Material provided:

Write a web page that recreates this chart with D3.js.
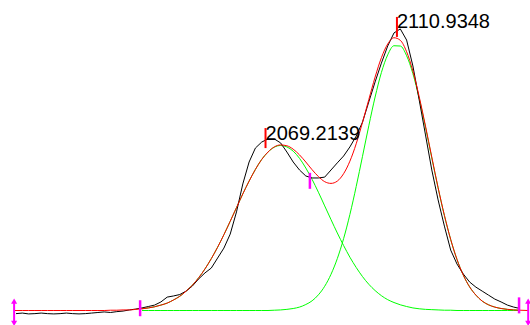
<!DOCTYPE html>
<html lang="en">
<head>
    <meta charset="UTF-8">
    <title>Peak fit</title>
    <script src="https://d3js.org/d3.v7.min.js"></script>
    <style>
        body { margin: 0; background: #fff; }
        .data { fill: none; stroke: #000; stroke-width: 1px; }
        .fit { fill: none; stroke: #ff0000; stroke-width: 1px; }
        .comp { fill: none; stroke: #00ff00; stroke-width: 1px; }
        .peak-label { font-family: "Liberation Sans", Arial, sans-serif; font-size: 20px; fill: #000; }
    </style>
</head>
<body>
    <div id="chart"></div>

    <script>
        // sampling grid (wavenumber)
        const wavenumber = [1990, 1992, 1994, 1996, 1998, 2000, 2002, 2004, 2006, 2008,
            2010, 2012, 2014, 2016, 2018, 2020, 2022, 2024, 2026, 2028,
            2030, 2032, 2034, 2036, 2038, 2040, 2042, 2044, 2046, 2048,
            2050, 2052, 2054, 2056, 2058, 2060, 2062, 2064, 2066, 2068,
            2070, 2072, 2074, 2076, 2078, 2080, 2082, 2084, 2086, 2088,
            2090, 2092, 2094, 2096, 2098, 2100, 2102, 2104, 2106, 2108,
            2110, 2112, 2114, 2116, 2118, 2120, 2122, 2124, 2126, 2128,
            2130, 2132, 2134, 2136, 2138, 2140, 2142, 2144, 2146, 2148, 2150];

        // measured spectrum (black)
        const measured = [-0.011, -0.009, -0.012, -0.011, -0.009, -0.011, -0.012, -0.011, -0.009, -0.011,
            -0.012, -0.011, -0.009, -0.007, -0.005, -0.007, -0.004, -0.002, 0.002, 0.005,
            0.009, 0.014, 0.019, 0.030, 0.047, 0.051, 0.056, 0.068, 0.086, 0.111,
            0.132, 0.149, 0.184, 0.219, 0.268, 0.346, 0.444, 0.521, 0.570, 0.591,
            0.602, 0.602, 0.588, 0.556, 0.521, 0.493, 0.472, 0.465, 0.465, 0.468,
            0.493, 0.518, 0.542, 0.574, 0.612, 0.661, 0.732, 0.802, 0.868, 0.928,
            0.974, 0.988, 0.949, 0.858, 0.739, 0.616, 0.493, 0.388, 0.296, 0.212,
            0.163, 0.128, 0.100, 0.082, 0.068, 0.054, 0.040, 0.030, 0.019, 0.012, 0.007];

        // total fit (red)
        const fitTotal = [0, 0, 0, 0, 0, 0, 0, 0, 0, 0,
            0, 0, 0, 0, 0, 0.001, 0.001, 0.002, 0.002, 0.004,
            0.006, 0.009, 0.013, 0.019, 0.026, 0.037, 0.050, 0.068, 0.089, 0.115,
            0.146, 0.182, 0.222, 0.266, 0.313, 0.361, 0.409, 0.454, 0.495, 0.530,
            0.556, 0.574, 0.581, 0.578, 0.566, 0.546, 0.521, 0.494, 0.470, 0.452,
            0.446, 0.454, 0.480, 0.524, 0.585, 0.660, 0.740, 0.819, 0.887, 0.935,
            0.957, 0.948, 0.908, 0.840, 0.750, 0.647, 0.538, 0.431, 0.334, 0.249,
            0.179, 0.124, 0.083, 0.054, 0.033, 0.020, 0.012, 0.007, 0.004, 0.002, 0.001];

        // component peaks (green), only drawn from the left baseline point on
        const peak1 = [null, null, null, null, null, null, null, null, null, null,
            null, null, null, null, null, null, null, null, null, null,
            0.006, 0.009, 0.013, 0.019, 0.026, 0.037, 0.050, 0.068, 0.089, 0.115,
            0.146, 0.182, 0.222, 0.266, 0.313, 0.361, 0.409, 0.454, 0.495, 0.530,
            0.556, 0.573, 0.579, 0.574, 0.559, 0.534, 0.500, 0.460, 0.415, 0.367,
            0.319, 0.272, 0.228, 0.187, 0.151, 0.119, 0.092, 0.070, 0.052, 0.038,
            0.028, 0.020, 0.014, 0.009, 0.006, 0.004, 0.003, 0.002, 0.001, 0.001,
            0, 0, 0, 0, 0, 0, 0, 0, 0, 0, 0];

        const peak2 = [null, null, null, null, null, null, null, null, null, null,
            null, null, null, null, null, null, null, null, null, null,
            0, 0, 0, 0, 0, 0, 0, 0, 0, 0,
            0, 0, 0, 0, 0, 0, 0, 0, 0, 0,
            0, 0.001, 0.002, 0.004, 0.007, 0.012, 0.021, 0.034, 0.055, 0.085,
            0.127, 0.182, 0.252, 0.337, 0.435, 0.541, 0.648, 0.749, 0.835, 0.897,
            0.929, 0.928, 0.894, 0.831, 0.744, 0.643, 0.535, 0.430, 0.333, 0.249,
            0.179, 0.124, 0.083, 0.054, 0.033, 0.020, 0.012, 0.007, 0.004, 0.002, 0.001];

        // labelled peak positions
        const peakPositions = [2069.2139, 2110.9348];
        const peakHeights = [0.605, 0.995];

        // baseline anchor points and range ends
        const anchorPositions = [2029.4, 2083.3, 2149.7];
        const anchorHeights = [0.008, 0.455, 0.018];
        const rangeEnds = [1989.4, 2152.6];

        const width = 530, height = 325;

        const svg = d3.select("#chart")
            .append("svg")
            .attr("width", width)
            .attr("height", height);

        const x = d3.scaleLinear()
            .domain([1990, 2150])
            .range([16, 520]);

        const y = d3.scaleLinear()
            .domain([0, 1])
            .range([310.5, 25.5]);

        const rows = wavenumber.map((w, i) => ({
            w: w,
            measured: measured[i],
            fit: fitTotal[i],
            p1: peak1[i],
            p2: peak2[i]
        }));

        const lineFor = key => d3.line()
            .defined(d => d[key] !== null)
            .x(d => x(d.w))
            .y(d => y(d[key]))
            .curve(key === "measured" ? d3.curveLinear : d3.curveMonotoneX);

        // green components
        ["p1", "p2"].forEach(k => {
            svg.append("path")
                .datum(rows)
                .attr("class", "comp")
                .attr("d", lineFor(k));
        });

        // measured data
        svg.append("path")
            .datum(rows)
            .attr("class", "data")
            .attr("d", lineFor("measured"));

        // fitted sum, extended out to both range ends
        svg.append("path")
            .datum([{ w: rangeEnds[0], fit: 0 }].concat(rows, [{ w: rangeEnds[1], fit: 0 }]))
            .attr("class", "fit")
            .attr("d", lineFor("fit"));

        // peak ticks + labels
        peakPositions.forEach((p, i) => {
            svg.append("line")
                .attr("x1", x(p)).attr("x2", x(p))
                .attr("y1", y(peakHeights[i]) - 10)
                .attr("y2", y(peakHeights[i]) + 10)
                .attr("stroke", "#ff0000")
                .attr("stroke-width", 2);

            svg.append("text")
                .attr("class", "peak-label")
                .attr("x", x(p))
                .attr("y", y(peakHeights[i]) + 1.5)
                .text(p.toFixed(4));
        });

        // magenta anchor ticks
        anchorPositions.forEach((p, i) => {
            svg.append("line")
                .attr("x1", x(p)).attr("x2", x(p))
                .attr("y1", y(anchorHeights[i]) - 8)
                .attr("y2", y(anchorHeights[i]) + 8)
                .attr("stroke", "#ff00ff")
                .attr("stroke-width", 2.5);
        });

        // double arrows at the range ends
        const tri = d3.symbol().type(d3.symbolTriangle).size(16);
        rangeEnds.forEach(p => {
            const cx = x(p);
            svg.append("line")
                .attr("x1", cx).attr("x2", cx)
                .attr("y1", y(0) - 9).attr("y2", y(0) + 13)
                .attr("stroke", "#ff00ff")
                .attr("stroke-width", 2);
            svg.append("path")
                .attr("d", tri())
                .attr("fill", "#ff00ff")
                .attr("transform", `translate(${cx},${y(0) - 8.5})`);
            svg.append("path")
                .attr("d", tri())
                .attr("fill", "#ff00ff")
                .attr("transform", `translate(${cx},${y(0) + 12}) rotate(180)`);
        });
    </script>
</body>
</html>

==

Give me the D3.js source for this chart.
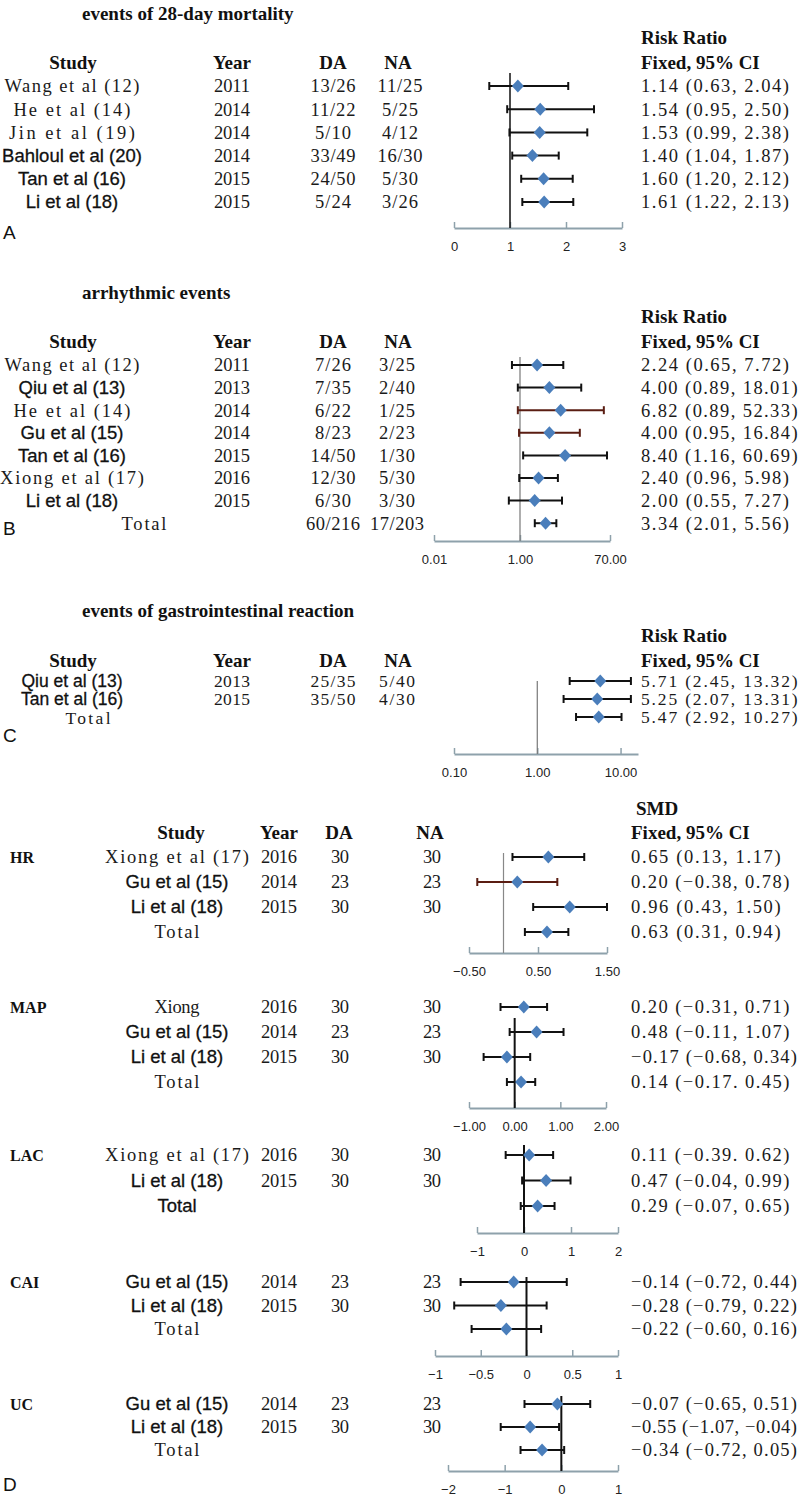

What you should do:
Look over the listing. Pull out every line with the string "chart" in it.

Final result:
Write a web page that recreates this chart with D3.js.
    <div id="chart"></div>
        const svg = d3.select("#chart")
Give me the D3.js source for this chart.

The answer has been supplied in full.